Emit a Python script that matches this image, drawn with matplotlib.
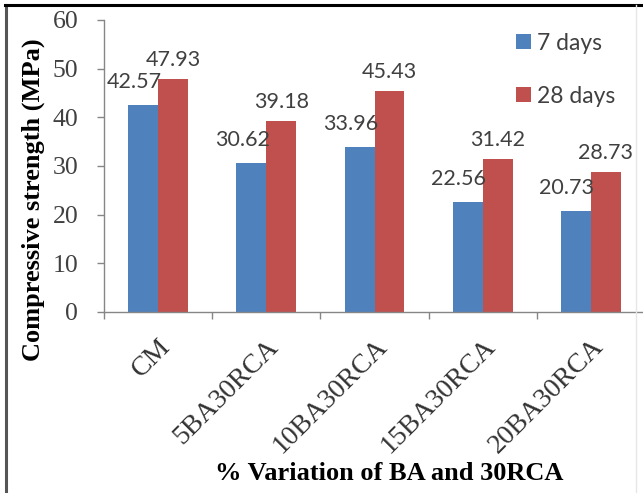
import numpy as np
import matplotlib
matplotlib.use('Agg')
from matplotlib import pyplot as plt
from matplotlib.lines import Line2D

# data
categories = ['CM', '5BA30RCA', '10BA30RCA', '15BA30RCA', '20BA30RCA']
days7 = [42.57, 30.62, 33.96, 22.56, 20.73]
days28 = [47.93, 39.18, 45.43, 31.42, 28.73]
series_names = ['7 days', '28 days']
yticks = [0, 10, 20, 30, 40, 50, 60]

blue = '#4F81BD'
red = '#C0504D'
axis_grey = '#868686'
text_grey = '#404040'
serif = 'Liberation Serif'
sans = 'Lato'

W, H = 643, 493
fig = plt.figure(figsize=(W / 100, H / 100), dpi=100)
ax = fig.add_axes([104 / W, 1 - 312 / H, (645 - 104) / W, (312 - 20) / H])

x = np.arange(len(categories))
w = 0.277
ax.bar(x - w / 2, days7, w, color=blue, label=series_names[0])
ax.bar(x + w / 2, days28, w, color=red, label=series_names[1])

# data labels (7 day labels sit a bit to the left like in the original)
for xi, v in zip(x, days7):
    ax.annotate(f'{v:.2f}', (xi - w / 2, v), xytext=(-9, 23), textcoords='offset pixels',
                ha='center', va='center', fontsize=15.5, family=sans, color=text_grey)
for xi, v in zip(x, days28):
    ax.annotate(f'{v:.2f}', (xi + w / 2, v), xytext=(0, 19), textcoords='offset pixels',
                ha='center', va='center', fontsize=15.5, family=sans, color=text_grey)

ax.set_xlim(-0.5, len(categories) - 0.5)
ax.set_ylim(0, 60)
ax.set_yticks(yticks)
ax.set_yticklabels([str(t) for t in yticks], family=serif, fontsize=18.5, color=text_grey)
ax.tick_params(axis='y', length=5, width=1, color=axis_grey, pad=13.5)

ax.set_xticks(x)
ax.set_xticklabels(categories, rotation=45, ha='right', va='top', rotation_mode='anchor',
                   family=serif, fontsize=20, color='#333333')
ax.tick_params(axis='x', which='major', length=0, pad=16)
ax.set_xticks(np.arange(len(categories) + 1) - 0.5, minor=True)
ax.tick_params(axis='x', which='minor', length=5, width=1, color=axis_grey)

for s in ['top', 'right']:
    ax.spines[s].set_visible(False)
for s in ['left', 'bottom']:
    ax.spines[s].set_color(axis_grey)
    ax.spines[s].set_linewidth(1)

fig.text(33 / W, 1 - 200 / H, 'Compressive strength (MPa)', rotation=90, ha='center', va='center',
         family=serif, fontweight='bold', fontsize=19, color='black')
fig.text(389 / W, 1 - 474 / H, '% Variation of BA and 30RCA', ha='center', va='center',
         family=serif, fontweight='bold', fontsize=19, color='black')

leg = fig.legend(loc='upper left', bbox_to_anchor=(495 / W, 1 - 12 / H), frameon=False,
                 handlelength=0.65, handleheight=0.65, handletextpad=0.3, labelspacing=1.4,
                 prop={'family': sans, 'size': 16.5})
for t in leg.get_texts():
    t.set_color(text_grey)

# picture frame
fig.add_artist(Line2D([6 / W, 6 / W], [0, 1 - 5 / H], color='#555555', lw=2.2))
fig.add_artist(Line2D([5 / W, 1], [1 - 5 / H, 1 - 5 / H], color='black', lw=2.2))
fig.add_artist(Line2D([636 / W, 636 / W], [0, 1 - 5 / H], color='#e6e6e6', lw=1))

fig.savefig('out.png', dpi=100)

### Problem statement
Give an exact copy of the material, leaving out every picture.

### Output for this task
Emit a Python script that matches this image, drawn with matplotlib.
import numpy as np
import matplotlib
matplotlib.use('Agg')
from matplotlib import pyplot as plt
from matplotlib.lines import Line2D

# data
categories = ['CM', '5BA30RCA', '10BA30RCA', '15BA30RCA', '20BA30RCA']
days7 = [42.57, 30.62, 33.96, 22.56, 20.73]
days28 = [47.93, 39.18, 45.43, 31.42, 28.73]
series_names = ['7 days', '28 days']
yticks = [0, 10, 20, 30, 40, 50, 60]

blue = '#4F81BD'
red = '#C0504D'
axis_grey = '#868686'
text_grey = '#404040'
serif = 'Liberation Serif'
sans = 'Lato'

W, H = 643, 493
fig = plt.figure(figsize=(W / 100, H / 100), dpi=100)
ax = fig.add_axes([104 / W, 1 - 312 / H, (645 - 104) / W, (312 - 20) / H])

x = np.arange(len(categories))
w = 0.277
ax.bar(x - w / 2, days7, w, color=blue, label=series_names[0])
ax.bar(x + w / 2, days28, w, color=red, label=series_names[1])

# data labels (7 day labels sit a bit to the left like in the original)
for xi, v in zip(x, days7):
    ax.annotate(f'{v:.2f}', (xi - w / 2, v), xytext=(-9, 23), textcoords='offset pixels',
                ha='center', va='center', fontsize=15.5, family=sans, color=text_grey)
for xi, v in zip(x, days28):
    ax.annotate(f'{v:.2f}', (xi + w / 2, v), xytext=(0, 19), textcoords='offset pixels',
                ha='center', va='center', fontsize=15.5, family=sans, color=text_grey)

ax.set_xlim(-0.5, len(categories) - 0.5)
ax.set_ylim(0, 60)
ax.set_yticks(yticks)
ax.set_yticklabels([str(t) for t in yticks], family=serif, fontsize=18.5, color=text_grey)
ax.tick_params(axis='y', length=5, width=1, color=axis_grey, pad=13.5)

ax.set_xticks(x)
ax.set_xticklabels(categories, rotation=45, ha='right', va='top', rotation_mode='anchor',
                   family=serif, fontsize=20, color='#333333')
ax.tick_params(axis='x', which='major', length=0, pad=16)
ax.set_xticks(np.arange(len(categories) + 1) - 0.5, minor=True)
ax.tick_params(axis='x', which='minor', length=5, width=1, color=axis_grey)

for s in ['top', 'right']:
    ax.spines[s].set_visible(False)
for s in ['left', 'bottom']:
    ax.spines[s].set_color(axis_grey)
    ax.spines[s].set_linewidth(1)

fig.text(33 / W, 1 - 200 / H, 'Compressive strength (MPa)', rotation=90, ha='center', va='center',
         family=serif, fontweight='bold', fontsize=19, color='black')
fig.text(389 / W, 1 - 474 / H, '% Variation of BA and 30RCA', ha='center', va='center',
         family=serif, fontweight='bold', fontsize=19, color='black')

leg = fig.legend(loc='upper left', bbox_to_anchor=(495 / W, 1 - 12 / H), frameon=False,
                 handlelength=0.65, handleheight=0.65, handletextpad=0.3, labelspacing=1.4,
                 prop={'family': sans, 'size': 16.5})
for t in leg.get_texts():
    t.set_color(text_grey)

# picture frame
fig.add_artist(Line2D([6 / W, 6 / W], [0, 1 - 5 / H], color='#555555', lw=2.2))
fig.add_artist(Line2D([5 / W, 1], [1 - 5 / H, 1 - 5 / H], color='black', lw=2.2))
fig.add_artist(Line2D([636 / W, 636 / W], [0, 1 - 5 / H], color='#e6e6e6', lw=1))

fig.savefig('out.png', dpi=100)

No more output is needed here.